Afrique : la réussite de la ZLECAF passe par l’urgence d’une architecture financière continentale (Experts)

Pour réussir la ZLECAf, l’Afrique doit bâtir une architecture financière continentale intégrée, incluant banque centrale, fonds monétaire et bourse. Les PME, moteur de l’économie réelle, restent mal desservies par les financements existants.

Une finance qui fonctionne pour l’Afrique est indispensable pour réussir le marché unique que les dirigeants du continent construisent autour de la Zone de Libre-Échange Continentale Africaine (ZLECAf). Une reconnaissance signée par les experts qui participent à des échanges organisés par Making Finance Work for Africa (MFW4A), en marge des assemblées annuelles du groupe de la Banque africaine de développement, qui se déroulent jusqu’au 30 mai prochain à Abidjan, en Côte d’Ivoire.

Le Docteur Patrick Ndzana Olomo, économiste camerounais et chef de division des politiques économiques et du développement durable au sein de la Commission de l’Union Africaine, lui, estime que le marché unique régional a besoin d’une «vision financière souveraine, structurée et ancrée dans les besoins réels du continent ». Il a estimé, de ce point de vue, qu’il est plus qu’urgent de compléter l’architecture financière africaine avec une banque centrale, un fonds monétaire, une banque de financement de l’investissement et un marché financier (bourse) au niveau continental.

Au niveau de l’Union Africaine, ces questions surviennent en parallèle d’une économie réelle, qui repose essentiellement sur un réseau de très petites, petites et moyennes entreprises (TPME et PME), avec divers degrés de formalisation, qui sont celles ayant le plus besoin de financement.

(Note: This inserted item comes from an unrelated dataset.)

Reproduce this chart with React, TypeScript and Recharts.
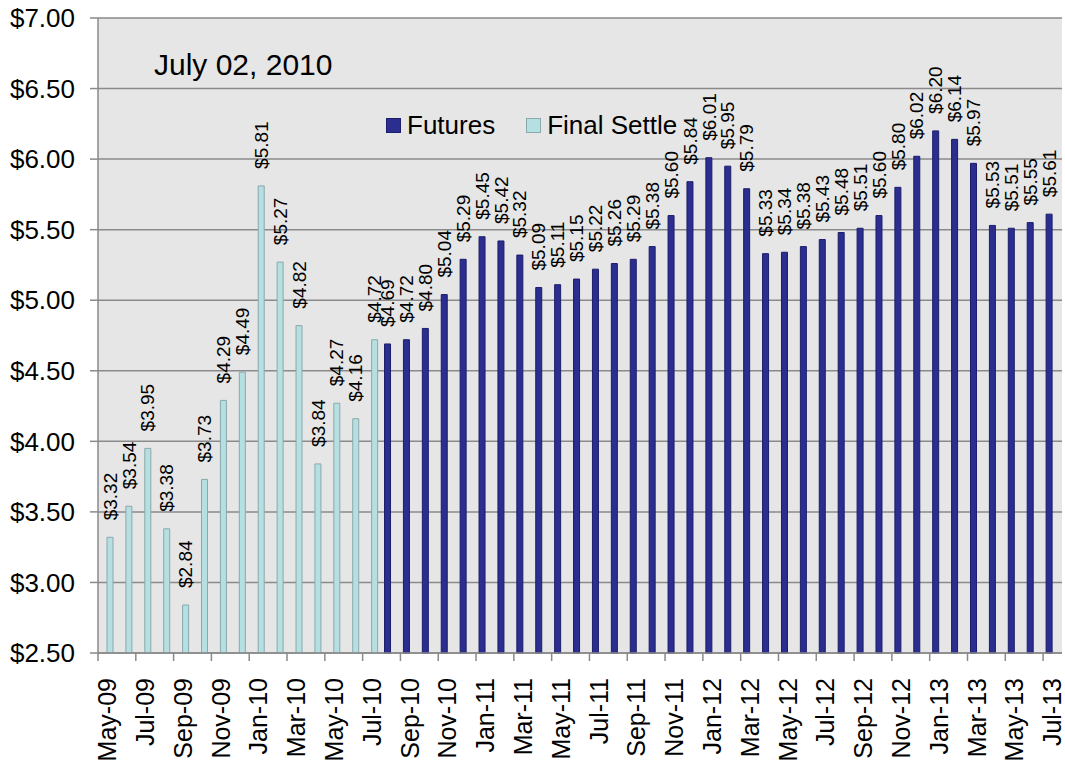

Selon des études et conclusions concordantes, les TPME et PME, formelles ou non, contribuent jusqu’à 60 % des richesses supplémentaires créées par les économies du continent et offrent 90 % des emplois, constituant ainsi un vecteur de consommation, d’épargne et de petits investissements privés.

Ces PME sont également actives depuis très longtemps dans le commerce régional, à travers des corridors historiques qui les relient, par exemple, de Dakar (Sénégal) à Bamako (Mali), de Ouagadougou (Burkina Faso) à Cotonou (Bénin), ou encore de Lagos (Nigeria) à Douala (Cameroun). À cela s’ajoute un marché unique des produits alimentaires bâti autour des Grands Lacs, impliquant des pays comme la République Démocratique du Congo (RDC), la Zambie, la Tanzanie, le Kenya, le Rwanda, l’Ouganda, le Burundi et, dans une certaine mesure, l’Angola.

Et pourtant, les solutions formelles de financement pour ces types d’acteurs économiques sont rares. Lors des échanges, la Banque Africaine de Développement a évoqué les différentes solutions qu’elle met en œuvre pour accompagner l’intégration des marchés africains, citant le soutien à la création de la Banque Africaine de Financement de l’Import-Export (Afreximbank), l’accompagnement de nouvelles banques régionales, comme celle d’Afrique de l’Est, et l’ATIDI, une institution de couverture des risques commerciaux dans la région.

Les experts estiment que ces mécanismes restent difficilement applicables aux unités économiques africaines, qui demeurent relativement modestes. Une solution évoquée a été celle des banques commerciales qui, grâce à des fonds de garantie ou des apports en fonds propres d’institutions de financement du développement, ont permis de soutenir des réseaux de PME, notamment celles actives dans les fintechs ou gérées par des femmes. Toutefois la durabilité de telles initiatives reste incertaine.

Il faut noter que les secteurs bancaires des pays africains demeurent très fragmentés en raison des objectifs de régulation qui diffèrent. Cette situation a été reconnue par le Dr Djoulassi Kokou Oloufade, secrétaire exécutif de l’Association des Banques Centrales d’Afrique (ABCA). Selon lui, il reste difficile d’harmoniser les objectifs de politiques monétaires des banques centrales africaines, qui doivent répondre à des problématiques variées : certaines ciblent une réduction de l’inflation, d’autres assurent la stabilité de la monnaie, tandis que d’autres doivent faire face à ces deux défis simultanément.

Au cours des échanges, il est ressorti que des discussions sont en cours entre l’Union Africaine et les banquiers centraux africains pour parvenir à des options pertinentes. Cependant, l’Afrique reste marquée par la faible liquidité de ses économies et par la réticence des banques centrales à autoriser des créations monétaires massives, comme cela a été le cas avec la politique d’assouplissement quantitatif aux États-Unis, qui a soutenu l’essor du capital-risque et conduit à des afflux de capitaux en Afrique.